People driving on Highway 167 were willing to pay $1 to shave 10 minutes off their commute when traffic was most congested.
That’s what the state Department of Transportation is reporting after the first five months of operation of the HOT (high occupancy toll) lanes between Auburn and Renton. The system allows single-occupancy drivers with a Good To Go transponder to buy their way on car-pool lanes based on a sliding scale. The heavier the traffic, the higher the toll.
DOT engineers Craig Stone and Patty Rubstello gave an update to members of the Washington Transportation Commission on Wednesday. Highlights of their report:
• The state is collecting about $25,000 a month in tolls.
• The average number of daily toll payers climbed from 1,100 in May to 1,250 in September. That’s far below the number that transportation officials estimate will ultimately use the service. They hope traffic will increase to 6,500 to 7,000 a day by the end of the four-year pilot program.
• The average toll is about $1.
• The highest toll paid was $9 (the maximum allowed by the commission).
• Fewer than a dozen drivers paid that $9 toll for a trip (in June and July).
• The highest toll paid in September was $4.25.
• A total of 243,000 transponders have been issued, including those for the new Tacoma Narrows bridge.

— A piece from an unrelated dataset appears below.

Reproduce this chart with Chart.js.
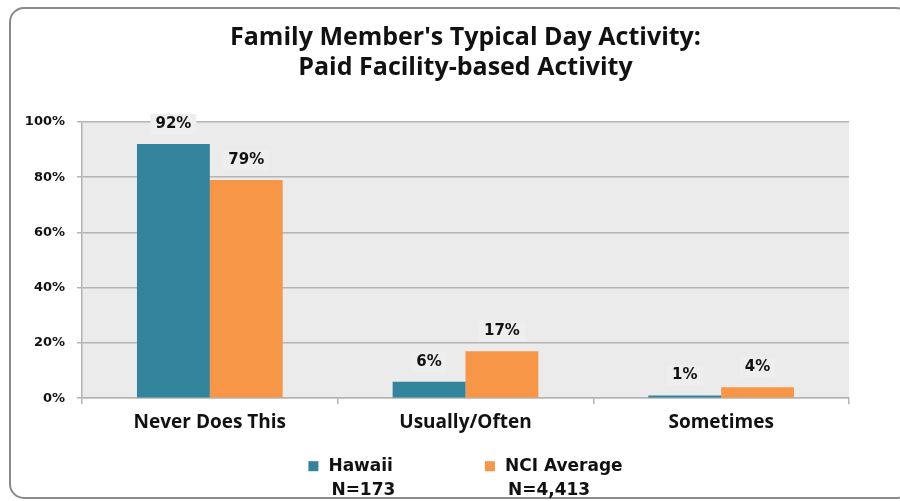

• The average total daily traffic on Highway 167 dropped 4.8 percent in August, from 126,000 in 2007 to 120,000 in 2008, probably because of higher gas prices.

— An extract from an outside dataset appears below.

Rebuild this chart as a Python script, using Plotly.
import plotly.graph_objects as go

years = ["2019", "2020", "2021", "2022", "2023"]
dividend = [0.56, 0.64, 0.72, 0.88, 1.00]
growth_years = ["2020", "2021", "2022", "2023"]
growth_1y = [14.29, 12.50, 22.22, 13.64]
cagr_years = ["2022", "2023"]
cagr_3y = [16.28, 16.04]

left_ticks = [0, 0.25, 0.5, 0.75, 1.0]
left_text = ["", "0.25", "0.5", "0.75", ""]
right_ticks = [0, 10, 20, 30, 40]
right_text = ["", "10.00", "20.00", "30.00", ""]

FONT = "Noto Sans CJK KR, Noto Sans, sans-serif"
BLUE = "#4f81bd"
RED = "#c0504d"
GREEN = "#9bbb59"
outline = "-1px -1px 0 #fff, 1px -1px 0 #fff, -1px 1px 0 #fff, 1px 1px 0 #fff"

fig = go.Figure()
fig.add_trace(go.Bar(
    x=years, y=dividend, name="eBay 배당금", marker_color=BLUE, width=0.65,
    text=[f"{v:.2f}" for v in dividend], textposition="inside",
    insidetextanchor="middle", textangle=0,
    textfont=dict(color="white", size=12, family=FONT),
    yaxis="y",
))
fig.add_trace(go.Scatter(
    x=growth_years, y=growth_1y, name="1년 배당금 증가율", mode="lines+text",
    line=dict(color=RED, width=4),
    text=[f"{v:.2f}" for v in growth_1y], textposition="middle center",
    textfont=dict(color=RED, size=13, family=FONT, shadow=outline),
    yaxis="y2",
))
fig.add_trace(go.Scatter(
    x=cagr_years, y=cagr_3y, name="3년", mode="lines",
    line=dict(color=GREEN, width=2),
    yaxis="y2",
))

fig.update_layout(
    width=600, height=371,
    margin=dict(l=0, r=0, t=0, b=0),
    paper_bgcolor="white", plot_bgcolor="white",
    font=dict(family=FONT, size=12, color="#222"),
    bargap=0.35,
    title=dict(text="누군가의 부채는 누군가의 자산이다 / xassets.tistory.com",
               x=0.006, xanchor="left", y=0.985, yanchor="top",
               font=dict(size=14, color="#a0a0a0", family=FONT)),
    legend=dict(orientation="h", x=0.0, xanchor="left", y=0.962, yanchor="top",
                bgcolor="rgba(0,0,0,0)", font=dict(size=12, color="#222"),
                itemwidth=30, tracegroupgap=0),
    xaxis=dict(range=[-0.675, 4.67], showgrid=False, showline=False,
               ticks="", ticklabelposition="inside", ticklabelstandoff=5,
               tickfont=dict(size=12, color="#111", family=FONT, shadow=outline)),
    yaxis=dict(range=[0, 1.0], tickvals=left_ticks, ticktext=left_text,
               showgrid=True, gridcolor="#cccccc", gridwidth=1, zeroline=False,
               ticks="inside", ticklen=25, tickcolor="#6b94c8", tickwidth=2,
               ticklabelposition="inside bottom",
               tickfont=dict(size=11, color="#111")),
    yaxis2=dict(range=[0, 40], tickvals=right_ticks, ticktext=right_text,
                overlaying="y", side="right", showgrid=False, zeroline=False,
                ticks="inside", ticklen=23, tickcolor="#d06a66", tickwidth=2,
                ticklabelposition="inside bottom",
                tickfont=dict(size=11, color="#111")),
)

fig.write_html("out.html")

• The HOT lanes were closed to paying customers 45 times over five months, restricted only to car pools, buses and motorcycles. The HOT lanes may be closed to toll customers if they become too congested.
• The biggest complaint: There are too few access points to get into and out of HOT/HOV lanes. Crossing a double line earns a driver a $124 ticket.
• Number of tickets issued for crossing double white lines: 150.
• Number of tickets issued for driving in a HOT lane or an HOV lane when the driver was not eligible: 263.
• Two-thirds of the 800 customers who filled out an online survey said they are likely to use HOT lanes again.
HOT lanes have sometimes been dubbed “Lexus lanes” because of the belief that only rich drivers would be able to afford them and only they would pay to buy their way into car-pool lanes. The first three months of traffic indicate that they are more like “Ford lanes.” That is, the most common make of vehicle that used the HOT lanes from May through July was Ford (7,500), followed by Chevrolet (6,800), Toyota (2,500) and Honda (2,400).
DOT Secretary Paula Hammond said her agency will ask the Legislature in 2009 for permission to begin studying the possible extension of HOT lanes to Interstate 405. Drivers on Highway 167 HOT lanes indicated they are more willing to pay a toll to drive in the car-pool lanes if the trip is longer.